Challenge >> Your output is the lines from the first one to the one containing "const GREEN = '#008000';", repeated exactly, with images left out.

Supplied information >>

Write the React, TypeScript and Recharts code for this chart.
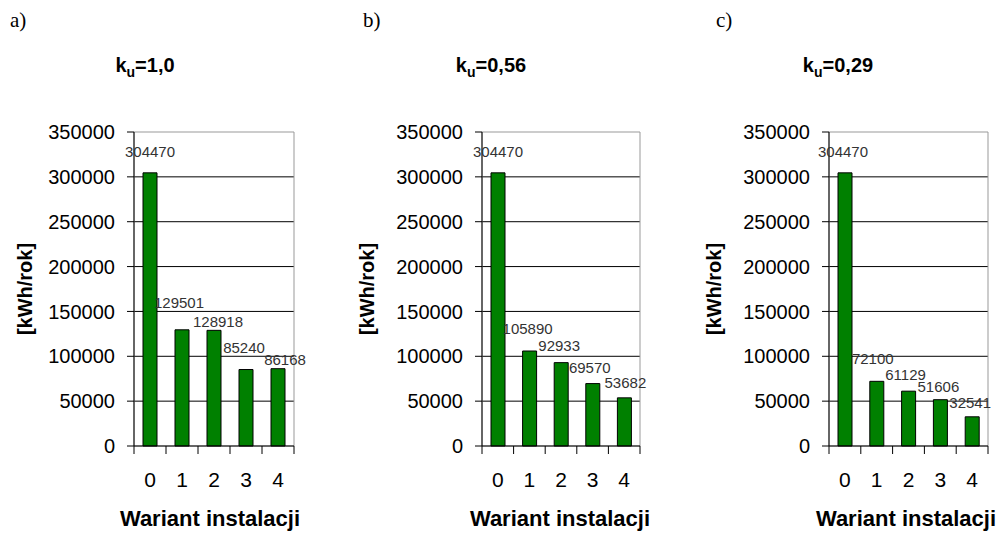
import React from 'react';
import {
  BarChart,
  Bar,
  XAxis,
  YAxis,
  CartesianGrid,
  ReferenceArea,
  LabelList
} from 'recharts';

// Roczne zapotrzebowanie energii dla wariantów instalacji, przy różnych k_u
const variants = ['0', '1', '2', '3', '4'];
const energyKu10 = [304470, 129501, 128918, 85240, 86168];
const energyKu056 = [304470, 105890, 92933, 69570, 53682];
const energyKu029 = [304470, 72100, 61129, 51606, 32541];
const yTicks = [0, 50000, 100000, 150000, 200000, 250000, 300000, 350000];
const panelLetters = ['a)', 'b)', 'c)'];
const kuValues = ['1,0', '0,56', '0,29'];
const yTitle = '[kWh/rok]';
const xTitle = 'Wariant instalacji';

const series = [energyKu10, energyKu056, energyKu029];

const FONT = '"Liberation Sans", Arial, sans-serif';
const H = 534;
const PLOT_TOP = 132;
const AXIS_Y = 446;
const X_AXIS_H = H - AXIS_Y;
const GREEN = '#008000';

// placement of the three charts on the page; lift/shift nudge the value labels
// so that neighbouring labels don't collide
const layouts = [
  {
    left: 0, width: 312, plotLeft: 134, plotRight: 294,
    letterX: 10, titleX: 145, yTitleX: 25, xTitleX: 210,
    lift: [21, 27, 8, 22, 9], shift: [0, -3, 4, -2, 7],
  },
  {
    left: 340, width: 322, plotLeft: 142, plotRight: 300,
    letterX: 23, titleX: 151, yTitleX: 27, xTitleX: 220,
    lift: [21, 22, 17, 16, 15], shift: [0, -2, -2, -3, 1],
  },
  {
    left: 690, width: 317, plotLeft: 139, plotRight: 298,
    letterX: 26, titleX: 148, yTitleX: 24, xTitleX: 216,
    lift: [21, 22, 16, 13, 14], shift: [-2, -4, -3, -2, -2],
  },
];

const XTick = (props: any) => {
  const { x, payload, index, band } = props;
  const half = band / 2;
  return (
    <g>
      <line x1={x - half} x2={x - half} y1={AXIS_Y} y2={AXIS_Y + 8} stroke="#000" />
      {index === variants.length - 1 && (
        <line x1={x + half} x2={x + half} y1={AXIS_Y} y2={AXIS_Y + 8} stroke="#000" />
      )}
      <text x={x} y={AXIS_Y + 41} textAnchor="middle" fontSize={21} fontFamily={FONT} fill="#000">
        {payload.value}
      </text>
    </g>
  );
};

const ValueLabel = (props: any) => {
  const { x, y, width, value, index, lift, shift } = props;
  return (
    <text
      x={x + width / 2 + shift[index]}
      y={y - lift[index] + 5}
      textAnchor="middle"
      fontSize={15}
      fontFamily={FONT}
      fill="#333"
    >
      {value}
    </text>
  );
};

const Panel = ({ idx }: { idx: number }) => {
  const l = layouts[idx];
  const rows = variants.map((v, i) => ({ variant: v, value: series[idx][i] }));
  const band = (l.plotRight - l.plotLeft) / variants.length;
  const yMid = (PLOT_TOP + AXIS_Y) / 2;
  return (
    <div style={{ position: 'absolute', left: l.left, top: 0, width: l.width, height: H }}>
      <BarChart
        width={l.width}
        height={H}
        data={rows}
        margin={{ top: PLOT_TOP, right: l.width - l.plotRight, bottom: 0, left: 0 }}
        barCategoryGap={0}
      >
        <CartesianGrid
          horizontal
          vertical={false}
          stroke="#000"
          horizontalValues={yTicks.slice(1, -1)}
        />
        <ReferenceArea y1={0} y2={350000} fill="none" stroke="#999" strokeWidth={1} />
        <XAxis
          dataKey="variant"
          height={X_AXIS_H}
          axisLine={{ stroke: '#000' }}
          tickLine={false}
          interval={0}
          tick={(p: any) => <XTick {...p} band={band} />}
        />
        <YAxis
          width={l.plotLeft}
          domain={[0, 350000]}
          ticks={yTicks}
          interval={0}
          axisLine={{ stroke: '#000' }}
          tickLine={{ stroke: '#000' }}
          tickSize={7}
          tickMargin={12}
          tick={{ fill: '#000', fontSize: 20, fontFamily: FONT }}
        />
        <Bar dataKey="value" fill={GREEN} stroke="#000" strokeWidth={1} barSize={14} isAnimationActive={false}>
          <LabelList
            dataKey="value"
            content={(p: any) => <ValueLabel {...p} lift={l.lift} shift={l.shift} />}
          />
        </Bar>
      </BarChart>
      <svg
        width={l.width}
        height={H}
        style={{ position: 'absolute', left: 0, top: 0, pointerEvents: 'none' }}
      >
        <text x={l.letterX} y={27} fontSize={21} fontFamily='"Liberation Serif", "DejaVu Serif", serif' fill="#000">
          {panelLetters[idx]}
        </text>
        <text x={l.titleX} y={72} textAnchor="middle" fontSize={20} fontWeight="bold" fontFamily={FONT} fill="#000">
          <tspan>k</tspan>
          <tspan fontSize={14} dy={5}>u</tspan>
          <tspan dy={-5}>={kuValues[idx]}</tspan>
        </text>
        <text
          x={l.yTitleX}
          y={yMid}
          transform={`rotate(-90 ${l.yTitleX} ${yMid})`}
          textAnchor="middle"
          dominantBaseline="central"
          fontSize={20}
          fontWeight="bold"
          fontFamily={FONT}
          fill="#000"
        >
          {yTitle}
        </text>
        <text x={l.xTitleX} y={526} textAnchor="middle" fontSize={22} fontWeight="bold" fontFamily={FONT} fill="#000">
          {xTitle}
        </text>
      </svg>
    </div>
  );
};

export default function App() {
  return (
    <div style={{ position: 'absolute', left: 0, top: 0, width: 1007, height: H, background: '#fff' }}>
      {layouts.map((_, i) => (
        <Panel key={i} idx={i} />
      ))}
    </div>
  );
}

Expected answer >>
Write the React, TypeScript and Recharts code for this chart.
import React from 'react';
import {
  BarChart,
  Bar,
  XAxis,
  YAxis,
  CartesianGrid,
  ReferenceArea,
  LabelList
} from 'recharts';

// Roczne zapotrzebowanie energii dla wariantów instalacji, przy różnych k_u
const variants = ['0', '1', '2', '3', '4'];
const energyKu10 = [304470, 129501, 128918, 85240, 86168];
const energyKu056 = [304470, 105890, 92933, 69570, 53682];
const energyKu029 = [304470, 72100, 61129, 51606, 32541];
const yTicks = [0, 50000, 100000, 150000, 200000, 250000, 300000, 350000];
const panelLetters = ['a)', 'b)', 'c)'];
const kuValues = ['1,0', '0,56', '0,29'];
const yTitle = '[kWh/rok]';
const xTitle = 'Wariant instalacji';

const series = [energyKu10, energyKu056, energyKu029];

const FONT = '"Liberation Sans", Arial, sans-serif';
const H = 534;
const PLOT_TOP = 132;
const AXIS_Y = 446;
const X_AXIS_H = H - AXIS_Y;
const GREEN = '#008000';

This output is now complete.